Années 1975-1976 (*)
Brand X, ou la preuve que le jazz fusion n’est pas un domaine réservé des USA. © Charisma
• Livestock (1975)
Brand X
Livestock; Charisma
Découverte de ce disque via un ami [qui se reconnaîtra si je parle du «Cousin»]. Je n’imaginais pas que je trouverais là Phil Collins à la batterie, pour mon plus grand plaisir. S’il y eut une incursion réussie, hors le territoire quasi-souverain américain, dans le jazz fusion/jazz rock, c’est bien celle de ce quatuor londonien. Tout le disque, qui agrège diverses séquences de concerts à Londres, a quelque chose à la fois de chatoyant et de réservé, d’une très grande fluidité, sans exposition maniériste de la maîtrise instrumentale de l’un ou de l’autre.
John Goodsall (guitare); Robin Lumley (claviers); Percy Jones (basse); Phil Collins (batterie)
Livestock (https://en.wikipedia.org/wiki/Livestock_(Brand_X_album)

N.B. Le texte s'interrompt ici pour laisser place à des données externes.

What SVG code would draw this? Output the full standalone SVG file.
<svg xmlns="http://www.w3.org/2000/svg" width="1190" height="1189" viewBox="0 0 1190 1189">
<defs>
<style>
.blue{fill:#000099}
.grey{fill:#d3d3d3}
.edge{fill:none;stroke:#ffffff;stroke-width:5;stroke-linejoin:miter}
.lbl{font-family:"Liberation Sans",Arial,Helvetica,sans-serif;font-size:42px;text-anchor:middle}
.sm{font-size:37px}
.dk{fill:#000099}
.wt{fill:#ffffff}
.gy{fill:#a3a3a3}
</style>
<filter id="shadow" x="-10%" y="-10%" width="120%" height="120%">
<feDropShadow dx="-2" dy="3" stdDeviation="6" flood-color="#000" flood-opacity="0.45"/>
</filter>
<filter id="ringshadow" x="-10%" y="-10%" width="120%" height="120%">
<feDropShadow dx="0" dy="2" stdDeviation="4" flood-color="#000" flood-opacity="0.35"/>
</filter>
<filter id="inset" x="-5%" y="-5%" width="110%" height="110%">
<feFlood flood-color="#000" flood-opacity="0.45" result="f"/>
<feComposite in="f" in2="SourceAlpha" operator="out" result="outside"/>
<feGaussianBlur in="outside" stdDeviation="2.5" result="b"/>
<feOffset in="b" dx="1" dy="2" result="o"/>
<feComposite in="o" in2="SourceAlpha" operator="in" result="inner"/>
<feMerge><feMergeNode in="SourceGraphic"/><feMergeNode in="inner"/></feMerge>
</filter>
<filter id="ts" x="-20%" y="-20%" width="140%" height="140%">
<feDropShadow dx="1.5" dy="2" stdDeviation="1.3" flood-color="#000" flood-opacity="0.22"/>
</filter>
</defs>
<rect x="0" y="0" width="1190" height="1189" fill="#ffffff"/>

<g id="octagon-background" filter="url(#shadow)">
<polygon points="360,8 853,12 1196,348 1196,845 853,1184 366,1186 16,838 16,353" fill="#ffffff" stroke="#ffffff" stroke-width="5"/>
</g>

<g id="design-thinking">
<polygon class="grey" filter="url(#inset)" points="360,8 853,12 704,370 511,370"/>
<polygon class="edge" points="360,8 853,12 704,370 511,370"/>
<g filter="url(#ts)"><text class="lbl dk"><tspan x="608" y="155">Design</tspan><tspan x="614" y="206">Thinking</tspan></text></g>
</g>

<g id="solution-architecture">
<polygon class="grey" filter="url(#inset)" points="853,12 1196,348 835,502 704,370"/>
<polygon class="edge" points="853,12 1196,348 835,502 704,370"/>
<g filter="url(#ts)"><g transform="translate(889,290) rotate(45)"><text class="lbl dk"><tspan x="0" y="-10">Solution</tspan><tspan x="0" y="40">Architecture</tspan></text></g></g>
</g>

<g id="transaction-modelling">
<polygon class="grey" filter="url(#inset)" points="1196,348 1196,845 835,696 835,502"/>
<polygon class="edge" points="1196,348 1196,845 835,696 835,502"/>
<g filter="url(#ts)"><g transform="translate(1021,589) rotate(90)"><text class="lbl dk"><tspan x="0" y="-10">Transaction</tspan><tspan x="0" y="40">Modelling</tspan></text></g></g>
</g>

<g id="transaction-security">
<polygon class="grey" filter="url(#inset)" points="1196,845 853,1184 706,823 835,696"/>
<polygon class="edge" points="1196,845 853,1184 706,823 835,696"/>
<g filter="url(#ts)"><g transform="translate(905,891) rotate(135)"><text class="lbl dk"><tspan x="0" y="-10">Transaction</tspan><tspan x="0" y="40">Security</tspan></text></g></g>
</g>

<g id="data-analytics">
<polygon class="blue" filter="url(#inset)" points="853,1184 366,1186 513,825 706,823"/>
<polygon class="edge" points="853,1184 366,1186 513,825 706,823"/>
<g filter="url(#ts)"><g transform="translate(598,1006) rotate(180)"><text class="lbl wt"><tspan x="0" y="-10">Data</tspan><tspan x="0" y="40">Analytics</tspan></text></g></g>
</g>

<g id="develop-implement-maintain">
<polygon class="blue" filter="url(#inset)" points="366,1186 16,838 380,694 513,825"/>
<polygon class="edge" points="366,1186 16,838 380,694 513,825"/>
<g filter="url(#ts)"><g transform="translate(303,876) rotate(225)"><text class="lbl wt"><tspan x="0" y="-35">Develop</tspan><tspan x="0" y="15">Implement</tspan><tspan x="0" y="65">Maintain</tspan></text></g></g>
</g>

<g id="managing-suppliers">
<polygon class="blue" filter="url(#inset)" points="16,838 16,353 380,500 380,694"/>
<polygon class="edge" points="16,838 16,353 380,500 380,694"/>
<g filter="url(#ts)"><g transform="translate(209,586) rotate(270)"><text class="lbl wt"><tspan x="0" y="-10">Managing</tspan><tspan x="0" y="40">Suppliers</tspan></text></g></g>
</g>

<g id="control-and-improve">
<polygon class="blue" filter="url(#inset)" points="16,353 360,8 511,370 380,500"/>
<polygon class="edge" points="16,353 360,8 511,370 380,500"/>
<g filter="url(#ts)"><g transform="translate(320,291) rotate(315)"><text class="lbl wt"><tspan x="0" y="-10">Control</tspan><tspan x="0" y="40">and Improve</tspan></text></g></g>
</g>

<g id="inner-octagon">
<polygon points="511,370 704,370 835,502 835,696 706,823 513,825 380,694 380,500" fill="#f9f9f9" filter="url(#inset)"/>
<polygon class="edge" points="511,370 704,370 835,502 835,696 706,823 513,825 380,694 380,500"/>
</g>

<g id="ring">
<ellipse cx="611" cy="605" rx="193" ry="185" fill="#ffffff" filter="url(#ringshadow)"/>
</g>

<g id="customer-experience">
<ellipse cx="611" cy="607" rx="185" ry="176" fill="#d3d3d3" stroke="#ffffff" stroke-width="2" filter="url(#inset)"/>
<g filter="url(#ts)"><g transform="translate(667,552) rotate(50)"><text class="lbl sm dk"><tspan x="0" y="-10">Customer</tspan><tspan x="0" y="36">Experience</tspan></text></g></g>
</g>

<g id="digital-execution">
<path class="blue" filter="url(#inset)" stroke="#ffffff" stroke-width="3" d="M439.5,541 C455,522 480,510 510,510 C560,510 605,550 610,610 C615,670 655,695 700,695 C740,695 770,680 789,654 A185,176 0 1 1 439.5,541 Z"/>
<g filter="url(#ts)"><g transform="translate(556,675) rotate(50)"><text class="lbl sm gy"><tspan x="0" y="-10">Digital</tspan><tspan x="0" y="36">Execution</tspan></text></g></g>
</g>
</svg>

Titres Playlist: Nightmare, Ish
• EC was Here (1975)
> Eric Clapton
- Référence: EC Was Here; RSO
L’album où Eric Clapton, musicien originaire du Surrey, donne toute la mesure de son art du blues (structure, phrasé, vibrato, soli, chant). Ficelé à partir d’extraits de concerts aux États-Unis et en Grande-Bretagne, il couple des reprises de titres historiques (Rambling on My Mind; Further On Up the Road, Have you ever loved a Woman) et des compositions originales (Presence of the Lord; Can't find My Way Home). Il a connu un succès restreint (100 000 ex vendus au RU).

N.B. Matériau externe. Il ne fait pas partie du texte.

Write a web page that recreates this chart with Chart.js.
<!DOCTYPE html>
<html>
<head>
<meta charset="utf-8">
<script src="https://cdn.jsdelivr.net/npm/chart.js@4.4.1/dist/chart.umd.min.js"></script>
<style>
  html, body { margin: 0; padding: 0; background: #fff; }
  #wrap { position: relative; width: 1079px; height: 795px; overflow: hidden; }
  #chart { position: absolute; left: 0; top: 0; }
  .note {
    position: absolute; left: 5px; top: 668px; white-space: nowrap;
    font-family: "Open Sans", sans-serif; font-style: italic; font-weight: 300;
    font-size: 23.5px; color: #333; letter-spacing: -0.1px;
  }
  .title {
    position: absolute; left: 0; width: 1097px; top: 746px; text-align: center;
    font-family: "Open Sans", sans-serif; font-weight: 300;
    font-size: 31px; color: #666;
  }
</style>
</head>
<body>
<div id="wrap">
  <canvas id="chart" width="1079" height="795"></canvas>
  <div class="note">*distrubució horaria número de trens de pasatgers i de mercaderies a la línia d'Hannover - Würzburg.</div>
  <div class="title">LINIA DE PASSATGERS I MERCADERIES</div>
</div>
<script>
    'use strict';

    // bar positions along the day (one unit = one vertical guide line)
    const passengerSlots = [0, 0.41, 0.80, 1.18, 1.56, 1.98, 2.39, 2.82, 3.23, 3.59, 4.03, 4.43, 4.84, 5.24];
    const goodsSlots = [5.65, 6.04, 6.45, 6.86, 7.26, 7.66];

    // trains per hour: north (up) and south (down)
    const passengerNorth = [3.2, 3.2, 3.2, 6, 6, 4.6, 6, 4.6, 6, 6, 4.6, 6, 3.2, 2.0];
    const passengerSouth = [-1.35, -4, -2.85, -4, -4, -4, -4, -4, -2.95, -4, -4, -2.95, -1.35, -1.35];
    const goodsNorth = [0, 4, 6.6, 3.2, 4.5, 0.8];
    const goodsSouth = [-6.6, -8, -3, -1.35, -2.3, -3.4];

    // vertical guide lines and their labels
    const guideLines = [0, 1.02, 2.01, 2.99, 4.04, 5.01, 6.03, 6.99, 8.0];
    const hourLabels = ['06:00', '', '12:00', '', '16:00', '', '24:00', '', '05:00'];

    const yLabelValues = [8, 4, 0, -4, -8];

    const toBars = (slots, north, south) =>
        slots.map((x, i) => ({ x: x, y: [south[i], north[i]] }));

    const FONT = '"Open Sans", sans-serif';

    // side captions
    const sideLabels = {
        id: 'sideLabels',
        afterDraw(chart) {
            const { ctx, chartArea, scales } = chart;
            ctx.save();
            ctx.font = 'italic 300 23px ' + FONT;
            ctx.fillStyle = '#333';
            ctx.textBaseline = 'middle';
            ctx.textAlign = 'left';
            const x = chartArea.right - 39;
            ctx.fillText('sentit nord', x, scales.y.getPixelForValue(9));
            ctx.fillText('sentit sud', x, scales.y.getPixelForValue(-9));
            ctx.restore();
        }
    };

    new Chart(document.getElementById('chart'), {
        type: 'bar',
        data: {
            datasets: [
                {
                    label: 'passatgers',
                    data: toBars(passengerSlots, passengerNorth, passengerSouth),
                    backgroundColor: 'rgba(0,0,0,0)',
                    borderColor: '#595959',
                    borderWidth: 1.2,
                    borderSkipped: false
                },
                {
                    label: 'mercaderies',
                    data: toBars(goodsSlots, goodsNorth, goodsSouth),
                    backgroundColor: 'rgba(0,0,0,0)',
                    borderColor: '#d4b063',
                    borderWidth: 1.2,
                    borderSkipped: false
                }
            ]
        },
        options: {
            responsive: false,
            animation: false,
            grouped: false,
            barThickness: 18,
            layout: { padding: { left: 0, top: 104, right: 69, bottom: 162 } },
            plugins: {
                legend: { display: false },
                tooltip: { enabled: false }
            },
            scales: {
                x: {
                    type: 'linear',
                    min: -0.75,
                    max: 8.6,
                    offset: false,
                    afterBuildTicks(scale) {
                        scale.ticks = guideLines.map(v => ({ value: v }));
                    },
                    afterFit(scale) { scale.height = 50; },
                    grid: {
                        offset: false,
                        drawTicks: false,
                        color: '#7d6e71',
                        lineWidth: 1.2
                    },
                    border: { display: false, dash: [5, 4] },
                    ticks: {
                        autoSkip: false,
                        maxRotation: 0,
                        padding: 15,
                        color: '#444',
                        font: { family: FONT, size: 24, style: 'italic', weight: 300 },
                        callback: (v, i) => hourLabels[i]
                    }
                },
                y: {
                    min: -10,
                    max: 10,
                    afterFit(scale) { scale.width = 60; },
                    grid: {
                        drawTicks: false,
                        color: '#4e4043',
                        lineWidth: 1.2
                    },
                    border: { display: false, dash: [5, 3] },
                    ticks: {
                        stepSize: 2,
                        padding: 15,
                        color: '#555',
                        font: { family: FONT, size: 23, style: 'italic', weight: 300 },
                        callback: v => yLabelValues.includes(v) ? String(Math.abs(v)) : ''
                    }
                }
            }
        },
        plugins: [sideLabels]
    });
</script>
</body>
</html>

Si Clapton s’impose, dès les années 1960, au sein des Yardbirds, puis de Cream, Derek and the Dominos, comme un guitar heroe, j’ai le plus souvent du mal à accrocher, question de sécheresse du propos. C’est à cette sécheresse que me renvoie le calamiteux concert donné au Palais des sports de Toulouse en 1983, expédié en à peine plus d’une heure, où le glorieux Eric se montra surtout préoccupé de fumer sa cigarette, laissant ses accompagnateurs à l’œuvre… [Je ne fus pas seul à avoir quelque puce devant cette parodie de concert]. On connait le titre culte C
Eric Clapton (guitare, chant), Yvonne Elliman (chant), George Terry (guitare), Dick Slims (orgue), Carl Radle (basse), Jamie Oldaker (batterie), Marcy Levy (tambourin)
Source: EC Was here (https://fr.wikipedia.org/wiki/E.C._Was_Here); Eric Clapton, encyclopédie Britrannica, Adam Augustyn.
Titres Playlist: Have your ever loved a Woman, Presence of the Lord
Le Rocky Horror Picture Show, une comédie musicale unique inspirée par tous les genres pop de la période, surtout le Glam-Rock, parodiant les séries B de cinéma, les récits fantatisques Frankenstein et Dracula. © Fox-Ode
• The Rocky Horror Picture Show (1975)
> Divers (comédie musicale)
- Référence: The Rocky Horror Picture Show; BO du film (Jim Sharman); Century Fox-Ode (musique)
Une étonnante comédie musicale (= album-concept) a dominante Glam-Rock (surtout caractéristique par la tenue vestimentaire flamboyante voire extravagante des artistes; une musique emphatique/parodique qui se sous-tend plus ou moins, selon les groupes, par un phrasé pop, rock, hard rock, progressif) bande-son d’un film réalisé aux États-Unis, mais issu d’une pièce de théâtre créée à Londres (1973) par l’acteur et réalisateur britannique Richard’O’Brien.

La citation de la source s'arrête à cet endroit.